What is asked
From the first line of the listing below to the line with "from matplotlib.patches import Polygon", print each line exactly, and nothing more. Leave out the pictures.

Data

[Start]

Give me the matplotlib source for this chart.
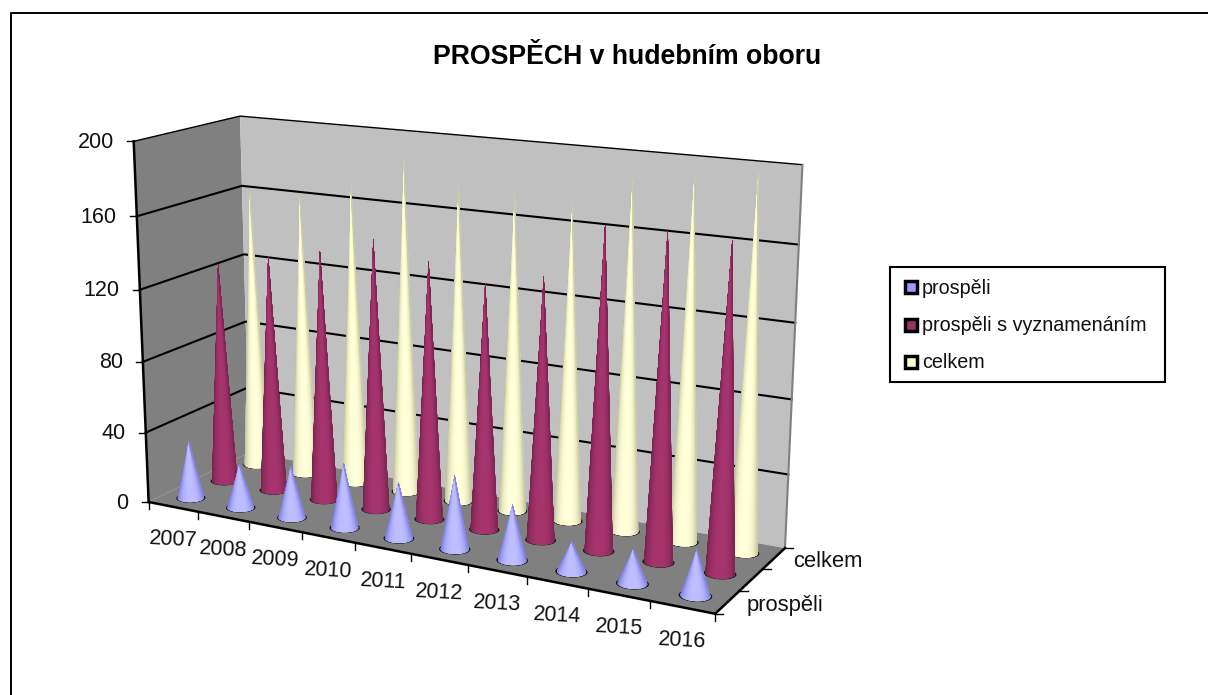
import numpy as np
import matplotlib
matplotlib.use("Agg")
import matplotlib.pyplot as plt
from matplotlib.collections import PolyCollection
from matplotlib.patches import Polygon

plt.rcParams["font.family"] = ["Liberation Sans", "DejaVu Sans"]

# Data
years = ["2007", "2008", "2009", "2010", "2011", "2012", "2013", "2014", "2015", "2016"]
series_names = ["prospěli", "prospěli s vyznamenáním", "celkem"]
prospeli = [33, 25, 29, 36, 31, 40, 30, 16, 18, 24]
vyznamenani = [126, 134, 140, 150, 142, 134, 141, 171, 172, 170]
celkem = [160, 161, 170, 187, 176, 175, 173, 188, 193, 197]
y_ticks = [0, 40, 80, 120, 160, 200]
y_max = 200

colors = ["#9999FF", "#993366", "#FFFFCC"]
shade_edge = ["#7C7CE6", "#7A2350", "#C4C4A0"]
shade_mid = ["#BEBEFF", "#A5346C", "#FFFFD8"]

# Camera calibration: box position (u along years, v into depth, w up) -> pixel
calibration = [
    (0, 0, 0, 149, 502), (1, 0, 0, 716, 613), (1, 1, 0, 785, 545), (0, 1, 0, 247, 453),
    (0, 0, 1, 132, 142), (0, 1, 1, 240, 116), (1, 1, 1, 803, 165),
    (.1, 0, 0, 199, 512), (.2, 0, 0, 249, 522), (.3, 0, 0, 301, 532), (.4, 0, 0, 356, 542.5),
    (.5, 0, 0, 411, 553), (.6, 0, 0, 468, 564.5), (.7, 0, 0, 527, 576), (.8, 0, 0, 588, 588),
    (.9, 0, 0, 650, 600),
    (0, 0, .2, 146, 432), (0, 0, .4, 143, 362), (0, 0, .6, 140, 290), (0, 0, .8, 136, 216),
    (0, 1, .2, 248, 387), (0, 1, .4, 247, 321), (0, 1, .6, 246, 254), (0, 1, .8, 242, 186),
    (1, 1, .2, 787, 474), (1, 1, .4, 791, 398), (1, 1, .6, 795, 323), (1, 1, .8, 799, 245),
    (.05, 1 / 6, 0, 192, 498), (.95, 1 / 6, 0, 695, 598),
    (.05, .5, 0, 225, 481), (.95, .5, 0, 720, 577),
    (.05, 5 / 6, 0, 255, 466), (.95, 5 / 6, 0, 745, 555),
]


# Fit a perspective camera to the calibration points
def fit_camera(points):
    rows = []
    for u, v, w, px, py in points:
        px, py = px / 1000, py / 1000
        rows.append([u, v, w, 1, 0, 0, 0, 0, -px * u, -px * v, -px * w, -px])
        rows.append([0, 0, 0, 0, u, v, w, 1, -py * u, -py * v, -py * w, -py])
    _, _, vt = np.linalg.svd(np.array(rows, dtype=float))
    return vt[-1].reshape(3, 4)


camera = fit_camera(calibration)


# Box coordinates to pixels
def project(u, v, w):
    u, v, w = np.broadcast_arrays(u, v, w)
    pts = np.stack([u, v, w, np.ones_like(u, dtype=float)], axis=-1)
    h = pts @ camera.T
    return np.stack([h[..., 0] / h[..., 2], h[..., 1] / h[..., 2]], axis=-1) * 1000


def mix(c1, c2, t):
    c1 = np.array(matplotlib.colors.to_rgb(c1))
    c2 = np.array(matplotlib.colors.to_rgb(c2))
    return c1 + (c2 - c1) * t


# One cone: a fan of thin triangles over the front of the base, clipped to the outline
def draw_cone(ax, u, v, value, series):
    ru, rv = 0.022, 0.07
    theta = np.linspace(0, 2 * np.pi, 241)
    base = project(u + ru * np.cos(theta), v + rv * np.sin(theta), 0.0 * theta)[:-1]
    rim = project(u + 1.12 * ru * np.cos(theta), v + 1.12 * rv * np.sin(theta), 0.0 * theta)
    tip = project(u, v, value / y_max)
    ax.fill(rim[:, 0], rim[:, 1], color="#1A1A1A", lw=0, zorder=3)

    # angle of every base point seen from the tip, the extremes give the outline
    angle = np.arctan2(base[:, 0] - tip[0], base[:, 1] - tip[1])
    left, right = np.argmin(angle), np.argmax(angle)
    n = len(base)
    arc1 = [(left + k) % n for k in range((right - left) % n + 1)]
    arc2 = [(right + k) % n for k in range((left - right) % n + 1)][::-1]
    arc = arc1 if base[arc1, 1].max() > base[arc2, 1].max() else arc2

    front = base[arc]
    mid = (angle[left] + angle[right]) / 2
    half = (angle[right] - angle[left]) / 2
    tris, cols = [], []
    for i in range(len(front) - 1):
        tris.append([tip, front[i], front[i + 1]])
        s = ((angle[arc[i]] + angle[arc[i + 1]]) / 2 - mid) / half
        cols.append(mix(shade_mid[series], shade_edge[series], min(1, abs(s - 0.05) ** 3)))
    outline = Polygon(np.vstack([tip, front]), closed=True, transform=ax.transData)
    pc = PolyCollection(tris, facecolors=cols, edgecolors=cols, linewidths=0.6, zorder=3,
                        joinstyle="round")
    ax.add_collection(pc)
    pc.set_clip_path(outline)


fig = plt.figure(figsize=(12.08, 6.95), dpi=100)
ax = fig.add_axes([0, 0, 1, 1])
ax.set_xlim(0, 1208)
ax.set_ylim(695, 0)
ax.axis("off")

# Chart frame
ax.plot([10.5, 10.5, 1208], [695, 12.5, 12.5], color="black", lw=1.4, zorder=1)

# Walls and floor
ax.fill(*project([0, 0, 0, 0], [0, 1, 1, 0], [0, 0, 1, 1]).T, color="#808080", lw=0, zorder=1)
ax.fill(*project([0, 1, 1, 0], [1, 1, 1, 1], [0, 0, 1, 1]).T, color="#C0C0C0", lw=0, zorder=1)
ax.fill(*project([0, 1, 1, 0], [0, 0, 1, 1], [0, 0, 0, 0]).T, color="#808080", lw=0, zorder=1)

# Gridlines along left wall and back wall
for tick in y_ticks[1:]:
    w = tick / y_max
    line = project([0, 0, 1], [0, 1, 1], [w, w, w])
    ax.plot(line[:, 0], line[:, 1], color="black", lw=1.5 if tick < y_max else 1.0, zorder=2)
edge = project([1, 1], [1, 1], [0, 1])
ax.plot(edge[:, 0], edge[:, 1], color="#808080", lw=1.5, zorder=2)

# Cones, back row first
values = [prospeli, vyznamenani, celkem]
for s in [2, 1, 0]:
    for i in range(len(years)):
        draw_cone(ax, (i + 0.5) / len(years), (s + 0.5) / 3, values[s][i], s)

# Axis lines
for a, b in [((0, 0, 0), (0, 0, 1)), ((0, 0, 0), (1, 0, 0)), ((1, 0, 0), (1, 1, 0))]:
    line = project(*np.array([a, b]).T)
    ax.plot(line[:, 0], line[:, 1], color="black", lw=1.8, zorder=4)

# Value axis ticks and labels
for tick in y_ticks:
    p = project(0, 0, tick / y_max)
    ax.plot([p[0] - 7, p[0]], [p[1], p[1]], color="black", lw=1, zorder=4)
    ax.text(p[0] - 20, p[1] + 1, str(tick), ha="right", va="center", fontsize=15.5, color="#111111")

# Year ticks and labels
for i in range(len(years) + 1):
    p = project(i / len(years), 0, 0)
    ax.plot([p[0], p[0]], [p[1], p[1] + 7], color="black", lw=1, zorder=4)
for i, year in enumerate(years):
    p = project((i + 0.5) / len(years), 0, 0)
    ax.text(p[0], p[1] + 33, year, ha="center", va="center", fontsize=15.5, rotation=-3,
            color="#111111")

# Depth axis ticks and labels, the middle series name does not fit
for k in range(4):
    p = project(1, k / 3, 0)
    ax.plot([p[0], p[0] + 8], [p[1], p[1]], color="black", lw=1, zorder=4)
for s in [0, 2]:
    p = project(1, (s + 0.5) / 3, 0)
    ax.text(p[0] + 19, p[1] + 3, series_names[s], ha="left", va="center", fontsize=15.8, color="#111111")

# Title
ax.text(627, 57, "PROSPĚCH v hudebním oboru", ha="center", va="center", fontsize=19.2,
        fontweight="bold", color="black")

# Legend box
ax.fill([890, 1165, 1165, 890], [267, 267, 382, 382], facecolor="white", edgecolor="black", lw=1.5, zorder=5)
for s, name in enumerate(series_names):
    y = 287 + s * 37.5
    ax.fill([905, 917, 917, 905], [y - 6, y - 6, y + 6, y + 6], facecolor=colors[s],
            edgecolor="black", lw=2.5, zorder=6)
    ax.text(922, y + 1, name, ha="left", va="center", fontsize=14.2, color="#111111", zorder=6)

fig.savefig("out.png", dpi=100)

[End]

Response to the exercise
Give me the matplotlib source for this chart.
import numpy as np
import matplotlib
matplotlib.use("Agg")
import matplotlib.pyplot as plt
from matplotlib.collections import PolyCollection
from matplotlib.patches import Polygon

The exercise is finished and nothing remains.